Turns out Kenya’s cuisine story is as old as the first humans in East Africa as tribes entered the region from different directions, bringing livestock, millet, wild rice, barley, sorghum, and their traditional herbs and vegetables. Then, the Phoenicians and Egyptians arrived around 600 A.D. and introduced seafood. Next, Arabs from the Middle East who were searching for new spices brought sugarcane and rice. Then India joined the spice race and settled on the East African coast, bringing peas, wheat flour, and different cooking methods. As for the sweet potatoes, they were introduced by the Portuguese, along with peanuts, tomatoes, and bell peppers.

The history of consuming sweet potatoes began in Central or South America at least 8,000 years ago. It then was spread across the Pacific to Polynesia and New Zealand by Polynesian sailors. When Columbus opened the Americas to global trading, the sweet potato arrived in Europe. From there, the Portuguese and Spanish brought them to the Philippines and Japan, where the vegetable became a staple as insurance against poor rice harvests.

Nowadays, Kenya produces 871,000 tons of sweet potatoes each year, and Mercy says she grew up eating them. Rather, she grew up eating gwaci, which are white on the inside and reddish outside. Mostly baked, they were her breakfast. Her grandparents would put them in a large fire and roast the potatoes in the ashes. When ready, her grandmother would cut them up, cool them off, and serve them to her grandchildren. Now a mother herself and living in the United States, Mercy continues cooks them and eats them for breakfast, sometimes with an egg on the side. She also adds them to stews for starch and sweetening.

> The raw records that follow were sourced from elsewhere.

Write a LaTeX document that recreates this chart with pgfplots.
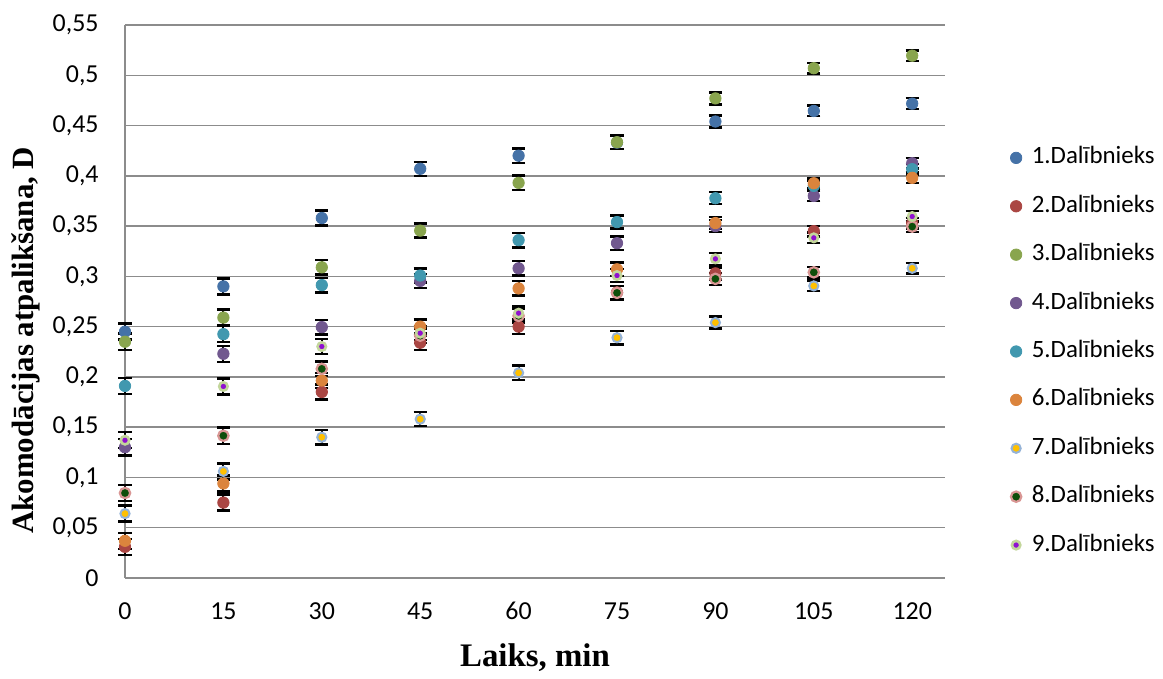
\documentclass[border=0pt]{standalone}
\usepackage{fontspec}
\setmainfont{Carlito}
\newfontfamily\timesfont{Liberation Serif}
\usepackage{pgfplots}
\usepackage{pgfplotstable}
\pgfplotsset{compat=1.18}

\definecolor{c1}{HTML}{4572A7}
\definecolor{c2}{HTML}{AA4643}
\definecolor{c3}{HTML}{89A54E}
\definecolor{c4}{HTML}{71588F}
\definecolor{c5}{HTML}{4198AF}
\definecolor{c6}{HTML}{DB843D}
\definecolor{c7}{HTML}{FFC000}
\definecolor{r7}{HTML}{95B3D7}
\definecolor{c8}{HTML}{0E4E0A}
\definecolor{r8}{HTML}{D99694}
\definecolor{c9}{HTML}{9010D0}
\definecolor{r9}{HTML}{C3D69B}
\definecolor{gridgray}{HTML}{8C8C8C}

\pgfplotstableread{
x y e
0 0.245 0.008
15 0.290 0.008
30 0.358 0.0073
45 0.407 0.007
60 0.420 0.0072
75 0.433 0.0066
90 0.454 0.006
105 0.4645 0.0053
120 0.4718 0.0053
}\sA
\pgfplotstableread{
x y e
0 0.031 0.008
15 0.075 0.008
30 0.185 0.0073
45 0.234 0.007
60 0.250 0.0072
75 0.284 0.0066
90 0.303 0.006
105 0.345 0.0053
120 0.353 0.0053
}\sB
\pgfplotstableread{
x y e
0 0.235 0.008
15 0.259 0.008
30 0.309 0.0073
45 0.3455 0.007
60 0.393 0.0072
75 0.4334 0.0066
90 0.477 0.006
105 0.507 0.0053
120 0.5195 0.0053
}\sC
\pgfplotstableread{
x y e
0 0.130 0.008
15 0.223 0.008
30 0.2495 0.0073
45 0.2955 0.007
60 0.308 0.0072
75 0.333 0.0066
90 0.350 0.006
105 0.380 0.0053
120 0.4125 0.0053
}\sD
\pgfplotstableread{
x y e
0 0.191 0.008
15 0.2425 0.008
30 0.2913 0.0073
45 0.3008 0.007
60 0.336 0.0072
75 0.354 0.0066
90 0.3777 0.006
105 0.390 0.0053
120 0.4066 0.0053
}\sE
\pgfplotstableread{
x y e
0 0.037 0.008
15 0.094 0.008
30 0.1964 0.0073
45 0.250 0.007
60 0.288 0.0072
75 0.307 0.0066
90 0.353 0.006
105 0.3926 0.0053
120 0.398 0.0053
}\sF
\pgfplotstableread{
x y e
0 0.064 0.008
15 0.106 0.008
30 0.140 0.0073
45 0.158 0.007
60 0.204 0.0072
75 0.239 0.0066
90 0.254 0.006
105 0.2905 0.0053
120 0.308 0.0053
}\sG
\pgfplotstableread{
x y e
0 0.0845 0.008
15 0.1415 0.008
30 0.208 0.0073
45 0.241 0.007
60 0.2607 0.0072
75 0.2836 0.0066
90 0.2975 0.006
105 0.304 0.0053
120 0.3495 0.0053
}\sH
\pgfplotstableread{
x y e
0 0.137 0.008
15 0.1905 0.008
30 0.2302 0.0073
45 0.2435 0.007
60 0.2634 0.0072
75 0.3008 0.0066
90 0.3174 0.006
105 0.3383 0.0053
120 0.3595 0.0053
}\sI

\begin{document}
\begin{tikzpicture}
\begin{axis}[
  scale only axis,
  width=410bp, height=276.5bp,
  xmin=0, xmax=125, ymin=0, ymax=0.55,
  clip=false,
  xtick={0,15,30,45,60,75,90,105,120},
  ytick={0,0.05,0.1,0.15,0.2,0.25,0.3,0.35,0.4,0.45,0.5,0.55},
  axis x line*=bottom, axis y line*=left,
  axis line style={draw=gridgray, line width=0.9bp, -},
  major tick length=0pt,
  ymajorgrids,
  grid style={draw=gridgray, line width=0.75bp},
  /pgf/number format/assume math mode=true,
  yticklabel style={/pgf/number format/fixed, /pgf/number format/precision=2,
    /pgf/number format/use comma, font=\fontsize{13}{15}\selectfont,
    inner sep=0pt, anchor=east, xshift=-13bp},
  xticklabel style={font=\fontsize{13}{15}\selectfont, inner sep=0pt, anchor=north, yshift=-12bp},
  xlabel={Laiks, min},
  ylabel={Akomodācijas atpalikšana, D},
  every axis x label/.style={at={(axis description cs:0.5,0)}, anchor=base, yshift=-44.5bp,
    font=\timesfont\bfseries\fontsize{16.5}{18}\selectfont},
  every axis y label/.style={at={(axis description cs:-0.1213,0.430)}, rotate=90, anchor=center,
    font=\timesfont\bfseries\fontsize{15.5}{18}\selectfont},
  legend style={at={(axis description cs:1.0793,0.4096)}, anchor=west, draw=none, fill=none,
    font=\fontsize{12.5}{14}\selectfont, inner sep=0pt, row sep=13.2bp, column sep=5bp,
    nodes={inner sep=0pt, text height=8.5bp, text depth=2.5bp}},
  legend cell align=left,
  legend image code/.code={\draw[#1] plot coordinates {(2.6bp,0bp)};},
  every axis plot/.append style={only marks,
    error bars/y dir=both, error bars/y explicit,
    error bars/error bar style={black, line width=0.9bp},
    error bars/error mark options={black, rotate=90, mark size=3.3bp, line width=1.2bp}},
]
\addplot[mark=*, mark size=2.85bp, mark options={fill=c1, draw=c1}] table[x=x, y=y, y error=e]{\sA};
\addlegendentry{1.Dalībnieks}
\addplot[mark=*, mark size=2.85bp, mark options={fill=c2, draw=c2}] table[x=x, y=y, y error=e]{\sB};
\addlegendentry{2.Dalībnieks}
\addplot[mark=*, mark size=2.85bp, mark options={fill=c3, draw=c3}] table[x=x, y=y, y error=e]{\sC};
\addlegendentry{3.Dalībnieks}
\addplot[mark=*, mark size=2.85bp, mark options={fill=c4, draw=c4}] table[x=x, y=y, y error=e]{\sD};
\addlegendentry{4.Dalībnieks}
\addplot[mark=*, mark size=2.85bp, mark options={fill=c5, draw=c5}] table[x=x, y=y, y error=e]{\sE};
\addlegendentry{5.Dalībnieks}
\addplot[mark=*, mark size=2.85bp, mark options={fill=c6, draw=c6}] table[x=x, y=y, y error=e]{\sF};
\addlegendentry{6.Dalībnieks}
\addplot[mark=*, mark size=2.3bp, mark options={fill=c7, draw=r7, line width=1bp}] table[x=x, y=y, y error=e]{\sG};
\addlegendentry{7.Dalībnieks}
\addplot[mark=*, mark size=2.6bp, mark options={fill=c8, draw=r8, line width=1.1bp}] table[x=x, y=y, y error=e]{\sH};
\addlegendentry{8.Dalībnieks}
\addplot[mark=*, mark size=2.1bp, mark options={fill=c9, draw=r9, line width=1.3bp}] table[x=x, y=y, y error=e]{\sI};
\addlegendentry{9.Dalībnieks}
\end{axis}
\path[use as bounding box] (-62.5bp,-46.5bp) rectangle (519bp,289bp);
\end{tikzpicture}
\end{document}
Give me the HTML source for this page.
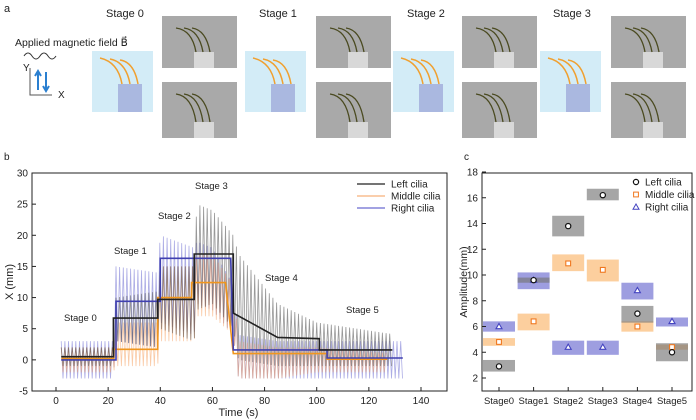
<!DOCTYPE html>
<html><head><meta charset="utf-8"><style>
body{margin:0;background:#fff}
svg{display:block;font-family:"Liberation Sans",sans-serif}
</style></head><body>
<svg id="fig" width="696" height="420" viewBox="0 0 696 420">
<!-- Panel a -->
<g id="pa" font-size="11" fill="#222">
<text x="4" y="12">a</text>
<text x="106" y="17">Stage 0</text>
<text x="259" y="17">Stage 1</text>
<text x="407" y="17">Stage 2</text>
<text x="553" y="17">Stage 3</text>
<text x="15" y="46" font-size="10.5">Applied magnetic field B⃗</text>
<path d="M24,56 q4,-6 8,0 t8,0 t8,0 t8,0" stroke="#333" fill="none"/>
<path d="M30,68 V95 H52" stroke="#555" fill="none"/>
<text x="23" y="71" font-size="10">Y</text><text x="58" y="98" font-size="10">X</text>
<path d="M38,90 V72 M35,76 L38,71 L41,76 M46,72 V90 M43,86 L46,91 L49,86" stroke="#2a7fd0" stroke-width="2" fill="none"/>
</g>
<g id="schem"></g>
<g id="photos"></g>
<!-- Panel b -->
<g font-size="10" fill="#222">
<text x="4" y="160">b</text>
<text x="464" y="160">c</text>
</g>
<g id="pb"></g>
<g id="pc"></g>
</svg>
<script>
const NS="http://www.w3.org/2000/svg";
function mk(p,tag,attrs){const e=document.createElementNS(NS,tag);for(const k in attrs)e.setAttribute(k,attrs[k]);p.appendChild(e);return e;}

// ---------- panel a (illustrative blocks) ----------
const schemX=[92,245,393,540];
const photoX=[162,316,462,611];
const sg=document.getElementById('schem');
schemX.forEach((x,i)=>{
  const r=mk(sg,'rect',{x:x,y:51,width:61,height:61,fill:'#d3ecf7'});
  
  
  mk(sg,'rect',{x:x+26,y:84,width:24,height:28,fill:'#aab8e0'});
  for(let k=0;k<3;k++){mk(sg,'path',{d:`M${x+30+k*8},84 Q${x+26+k*8},62 ${x+8+k*10},${58+k}`,stroke:'#f0a030','stroke-width':1.5,fill:'none'});}
});
const pg=document.getElementById('photos');
photoX.forEach((x,i)=>{
  [16,82].forEach((y,j)=>{
    const r=mk(pg,'rect',{x:x,y:y,width:75,height:j?56:52,fill:'#a9a9a9'});
    
    
    mk(pg,'rect',{x:x+32,y:y+(j?40:36),width:20,height:16,fill:'#d8d8d8'});
    for(let k=0;k<3;k++)mk(pg,'path',{d:`M${x+34+k*7},${y+(j?40:36)} Q${x+30+k*7},${y+14} ${x+14+k*8},${y+12}`,stroke:'#4a4a20','stroke-width':1.3,fill:'none'});
  });
});

// ---------- panel b data ----------
const stepT_left=[2,22,22,39,39,53,53,68,68,85,101,101,129];
const stepY_left=[0.5,0.5,6.7,6.7,9.7,9.7,17,17,7.5,3.6,3.4,1.6,1.6];
const stepT_mid=[2,22,22,39,39,52,52,65,68,104,104,127];
const stepY_mid=[0.2,0.2,1.7,1.7,10,10,12.4,12.4,1,1,0.1,0.1];
const stepT_right=[2,23,23,40,40,67,68,104,104,133];
const stepY_right=[0,0,9.4,9.4,16.3,16.3,1.6,1.6,0.3,0.3];
const envT=[2,22,23,39,40,53,54,60,68,70,85,100,131];
const envUp_left=[2,2,10,11,15,15,25,24,20,17,9,6,4];
const envLo_left=[-1,-1,3,2,5,3,8,9,5,0,-1,-1,-1];
const envUp_mid=[2,2,6,6,15,15,17,17,12,3,2,2,1];
const envLo_mid=[-2,-2,-1,-1,3,3,7,7,4,-3,-3,-2,-2];
const envUp_right=[3,3,15,14,20,18,19,18,12,4,3,3,3];
const envLo_right=[-3,-3,3,2,6,4,9,8,4,-3,-3,-3,-3];
const xTicks=[0,20,40,60,80,100,120,140];
const yTicks=[-5,0,5,10,15,20,25,30];

const bx=t=>56+t*(421-56)/140;
const by=v=>173+(30-v)*(391-173)/35;
function interp(ts,vs,t){for(let i=1;i<ts.length;i++){if(t<=ts[i]){const a=ts[i-1],b=ts[i];return b===a?vs[i]:vs[i-1]+(vs[i]-vs[i-1])*(t-a)/(b-a);}}return vs[vs.length-1];}
const pb=document.getElementById('pb');
mk(pb,'rect',{x:32,y:173,width:415,height:218,fill:'none',stroke:'#222','stroke-width':1});
function osc(up,lo,color,name,t1){
  let d='';let k=0;
  for(let t=2;t<=t1;t+=0.7){const v=(k%2?interp(envT,lo,t):interp(envT,up,t));d+=(k?'L':'M')+bx(t).toFixed(1)+','+by(v).toFixed(1);k++;}
  const p=mk(pb,'path',{d:d,stroke:color,'stroke-width':0.8,fill:'none',opacity:0.55});
  
  
}
osc(envUp_right,envLo_right,'#6a6ad0','right-cilia-raw',133);
osc(envUp_mid,envLo_mid,'#f6a060','middle-cilia-raw',127);
osc(envUp_left,envLo_left,'#444','left-cilia-raw',129);
function step(ts,vs,color,name){
  const d=ts.map((t,i)=>(i?'L':'M')+bx(t).toFixed(1)+','+by(vs[i]).toFixed(1)).join('');
  const p=mk(pb,'path',{d:d,stroke:color,'stroke-width':1.6,fill:'none'});
  
  
}
step(stepT_mid,stepY_mid,'#f0961e','middle-cilia-mean');
step(stepT_right,stepY_right,'#4040b0','right-cilia-mean');
step(stepT_left,stepY_left,'#222','left-cilia-mean');
xTicks.forEach(t=>{mk(pb,'line',{x1:bx(t),x2:bx(t),y1:391,y2:387,stroke:'#222'});
  const tx=mk(pb,'text',{x:bx(t),y:404,'font-size':10,'text-anchor':'middle',fill:'#222'});tx.textContent=t;
  });
yTicks.forEach(v=>{mk(pb,'line',{x1:32,x2:36,y1:by(v),y2:by(v),stroke:'#222'});
  const tx=mk(pb,'text',{x:28,y:by(v)+3.5,'font-size':10,'text-anchor':'end',fill:'#222'});tx.textContent=v;
  });
let t=mk(pb,'text',{x:bx(70),y:416,'font-size':11,'text-anchor':'middle',fill:'#222'});t.textContent='Time (s)';

t=mk(pb,'text',{x:13,y:282,'font-size':11,'text-anchor':'middle',transform:'rotate(-90 13 282)',fill:'#222'});t.textContent='X (mm)';

[['Stage 0',64,321],['Stage 1',114,254],['Stage 2',158,219],['Stage 3',195,189],['Stage 4',265,281],['Stage 5',346,313]].forEach(s=>{
  const e=mk(pb,'text',{x:s[1],y:s[2],'font-size':9.5,fill:'#222'});e.textContent=s[0];
  });
[['Left cilia','#222'],['Middle cilia','#f6b07a'],['Right cilia','#6a6ad0']].forEach((l,i)=>{
  const y=184+i*12;
  mk(pb,'line',{x1:357,x2:385,y1:y,y2:y,stroke:l[1],'stroke-width':1.3});
  const e=mk(pb,'text',{x:391,y:y+3.5,'font-size':10,fill:'#222'});e.textContent=l[0];
  });

// ---------- panel c data ----------
const stages=['Stage0','Stage1','Stage2','Stage3','Stage4','Stage5'];
const leftMean=[2.9,9.6,13.8,16.2,7.0,4.0];
const leftLo=[2.5,9.4,13.0,15.8,6.3,3.3];
const leftHi=[3.4,9.8,14.6,16.7,7.6,4.7];
const midMean=[4.8,6.4,10.9,10.4,6.0,4.4];
const midLo=[4.5,5.7,10.3,9.5,5.6,4.2];
const midHi=[5.1,7.0,11.6,11.2,6.4,4.6];
const rightMean=[6.0,9.6,4.4,4.4,8.8,6.4];
const rightLo=[5.6,8.9,3.8,3.8,8.1,6.0];
const rightHi=[6.4,10.2,4.9,4.9,9.4,6.7];
const cTicks=[2,4,6,8,10,12,14,16,18];
const cx=i=>499+i*34.6;
const cy=v=>172+(18-v)*(378-172)/16;
const pc=document.getElementById('pc');
mk(pc,'rect',{x:482,y:173,width:210,height:218,fill:'none',stroke:'#222','stroke-width':1});
function boxes(lo,hi,color,name){stages.forEach((s,i)=>{
  const r=mk(pc,'rect',{x:cx(i)-16,y:cy(hi[i]),width:32,height:cy(lo[i])-cy(hi[i]),fill:color,opacity:0.65});
  });}
boxes(rightLo,rightHi,'#6a6ad0','right');
boxes(midLo,midHi,'#fbb56a','middle');
boxes(leftLo,leftHi,'#777','left');
function marks(m,type,color,name){stages.forEach((s,i)=>{
  const x=cx(i),y=cy(m[i]);let e;
  if(type==='c')e=mk(pc,'circle',{cx:x,cy:y,r:2.6,fill:'#fff',stroke:color,'stroke-width':1.2});
  else if(type==='s')e=mk(pc,'rect',{x:x-2.4,y:y-2.4,width:4.8,height:4.8,fill:'#fff',stroke:color,'stroke-width':1.1});
  else e=mk(pc,'path',{d:`M${x},${y-3}L${x+3},${y+2.2}L${x-3},${y+2.2}Z`,fill:'#fff',stroke:color,'stroke-width':1.1});
  });}
marks(rightMean,'t','#4444c0','right');
marks(midMean,'s','#f07820','middle');
marks(leftMean,'c','#111','left');
cTicks.forEach(v=>{mk(pc,'line',{x1:482,x2:486,y1:cy(v),y2:cy(v),stroke:'#222'});
  const tx=mk(pc,'text',{x:478,y:cy(v)+3.5,'font-size':10,'text-anchor':'end',fill:'#222'});tx.textContent=v;
  });
stages.forEach((s,i)=>{mk(pc,'line',{x1:cx(i),x2:cx(i),y1:391,y2:387,stroke:'#222'});
  const tx=mk(pc,'text',{x:cx(i),y:404,'font-size':9.5,'text-anchor':'middle',fill:'#222'});tx.textContent=s;
  });
t=mk(pc,'text',{x:467,y:282,'font-size':10.5,'text-anchor':'middle',transform:'rotate(-90 467 282)',fill:'#222'});t.textContent='Amplitude(mm)';

[['Left cilia','c','#111'],['Middle cilia','s','#f07820'],['Right cilia','t','#4444c0']].forEach((l,i)=>{
  const y=182+i*12.5,x=636;
  if(l[1]==='c')mk(pc,'circle',{cx:x,cy:y,r:2.6,fill:'#fff',stroke:l[2],'stroke-width':1.2});
  else if(l[1]==='s')mk(pc,'rect',{x:x-2.4,y:y-2.4,width:4.8,height:4.8,fill:'#fff',stroke:l[2]});
  else mk(pc,'path',{d:`M${x},${y-3}L${x+3},${y+2.2}L${x-3},${y+2.2}Z`,fill:'#fff',stroke:l[2]});
  const e=mk(pc,'text',{x:645,y:y+3.5,'font-size':10,fill:'#222'});e.textContent=l[0];
  });
</script>
</body></html>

To be clear, we’re not talking yams, which are a completely different plant. Yams are members of the wood sorrel family, while sweet potatoes are members of the morning glory family. As the sweet potato and its varieties were transported and grown around the world, cultivars began to abound. Now you can find some whose outside skin ranges from yellow, orange, red, brown, purple, to beige while the flesh inside can be anything from beige to white, red, pink, violet, yellow, orange, and purple. The best part is that once cooked, sweet potatoes are a great source of vitamin A, C, B6, and manganese, as well as other B vitamins and potassium.

Many food traditions, especially those in the Middle East, incorporate them in meat dishes (chicken, mutton, or beef). In Japan, they’re used in vegetable tempura or dessert. In the Philippines, they’re eaten roasted with some sugar or syrup for breakfast, cooked and served with fried fish, or boiled in a stew. Because they are more difficult to grow in cool climates, sweet potatoes are less prevalent in Europe, though they have become popular in Spain, where they are roasted with chestnuts and sweet wine or used in cakes. In Italy, the vegetable is a traditional fall dish.

In the U.S., the sweet potato became a favorite food item of the French and Spanish settlers, especially in Louisiana. They’re recognized as the state vegetable of Alabama, Louisiana, and North Carolina, and are prepared a number of ways: candied sweet potatoes, sweet potato pie, as well as in stews, casseroles, and just plain mashed sweet potatoes topped with brown sugar and pecans. Still, Americans don’t seem to have the culinary range found in other cuisines.

As for me, I think I’d prefer a sweet potato curry or maybe roasted sweet potatoes with fried buckwheat and roasted asparagus. How about a sweet potato soup with buttered cashews or a creamy sweet potato and leek bake? Do you have a particularly favorite way to serve a sweet potato?